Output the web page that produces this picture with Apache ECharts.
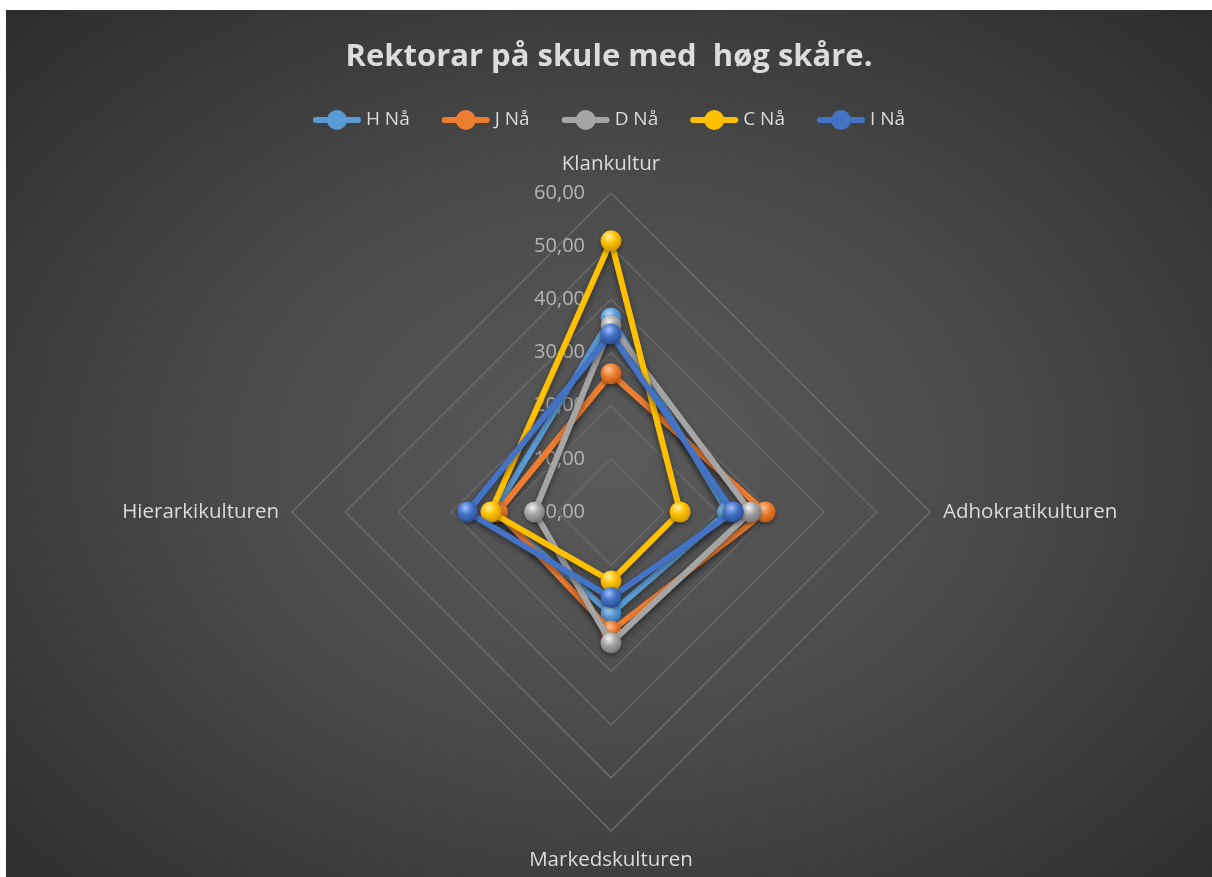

=======

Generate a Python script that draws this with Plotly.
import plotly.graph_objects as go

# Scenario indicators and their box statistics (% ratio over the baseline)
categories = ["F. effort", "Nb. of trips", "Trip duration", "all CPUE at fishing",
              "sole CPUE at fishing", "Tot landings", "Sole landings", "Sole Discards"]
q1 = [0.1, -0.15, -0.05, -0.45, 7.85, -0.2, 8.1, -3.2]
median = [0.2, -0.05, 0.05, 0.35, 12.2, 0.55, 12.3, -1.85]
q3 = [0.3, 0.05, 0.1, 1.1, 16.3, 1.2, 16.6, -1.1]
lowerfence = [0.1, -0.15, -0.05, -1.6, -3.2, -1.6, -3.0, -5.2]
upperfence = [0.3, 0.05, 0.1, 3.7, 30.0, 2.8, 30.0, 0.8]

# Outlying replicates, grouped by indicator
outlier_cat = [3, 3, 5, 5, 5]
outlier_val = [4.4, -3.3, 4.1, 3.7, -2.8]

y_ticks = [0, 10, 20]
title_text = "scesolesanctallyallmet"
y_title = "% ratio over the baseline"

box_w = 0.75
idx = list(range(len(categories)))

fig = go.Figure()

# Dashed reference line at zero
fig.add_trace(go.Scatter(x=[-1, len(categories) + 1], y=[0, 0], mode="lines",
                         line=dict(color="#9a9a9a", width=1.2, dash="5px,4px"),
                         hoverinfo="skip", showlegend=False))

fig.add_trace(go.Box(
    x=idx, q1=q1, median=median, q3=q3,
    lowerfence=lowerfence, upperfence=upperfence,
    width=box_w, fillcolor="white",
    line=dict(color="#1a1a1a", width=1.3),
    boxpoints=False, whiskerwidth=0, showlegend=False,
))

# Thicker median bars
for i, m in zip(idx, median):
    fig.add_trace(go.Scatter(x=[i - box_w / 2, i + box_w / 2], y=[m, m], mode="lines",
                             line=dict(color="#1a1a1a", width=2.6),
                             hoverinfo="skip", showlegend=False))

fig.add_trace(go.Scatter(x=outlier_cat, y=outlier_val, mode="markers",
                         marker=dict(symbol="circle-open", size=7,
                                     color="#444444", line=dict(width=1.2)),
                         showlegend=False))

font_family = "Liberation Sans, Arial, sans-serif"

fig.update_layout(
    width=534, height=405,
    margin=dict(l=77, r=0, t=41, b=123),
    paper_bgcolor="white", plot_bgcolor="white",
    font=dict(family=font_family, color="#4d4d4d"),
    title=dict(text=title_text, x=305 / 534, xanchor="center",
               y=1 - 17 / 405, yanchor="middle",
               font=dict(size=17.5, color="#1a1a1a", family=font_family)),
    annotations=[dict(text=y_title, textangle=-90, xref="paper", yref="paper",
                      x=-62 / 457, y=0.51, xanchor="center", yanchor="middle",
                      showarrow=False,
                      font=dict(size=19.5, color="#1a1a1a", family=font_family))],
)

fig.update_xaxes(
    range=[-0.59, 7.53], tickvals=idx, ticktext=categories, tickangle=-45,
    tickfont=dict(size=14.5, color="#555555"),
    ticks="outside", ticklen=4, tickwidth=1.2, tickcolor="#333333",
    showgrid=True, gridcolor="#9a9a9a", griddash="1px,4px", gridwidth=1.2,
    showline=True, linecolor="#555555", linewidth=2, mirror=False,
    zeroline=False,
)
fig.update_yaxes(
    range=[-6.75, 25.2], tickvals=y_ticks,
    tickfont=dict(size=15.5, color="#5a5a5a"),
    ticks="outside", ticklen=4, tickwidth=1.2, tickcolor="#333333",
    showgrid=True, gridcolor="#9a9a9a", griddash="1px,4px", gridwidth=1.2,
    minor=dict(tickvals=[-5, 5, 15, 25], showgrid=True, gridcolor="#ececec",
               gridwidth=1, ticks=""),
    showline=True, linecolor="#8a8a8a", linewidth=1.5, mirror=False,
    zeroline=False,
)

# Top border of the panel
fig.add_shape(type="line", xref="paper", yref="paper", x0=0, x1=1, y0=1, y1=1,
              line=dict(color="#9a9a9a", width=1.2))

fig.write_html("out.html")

=======

Work instructions: The lines to transcribe begin at the line with "Generate a Python" and end at the line with "import plotly.graph_objects as go"; copy them exactly, both ends included.

Written solution:
Generate a Python script that draws this with Plotly.
import plotly.graph_objects as go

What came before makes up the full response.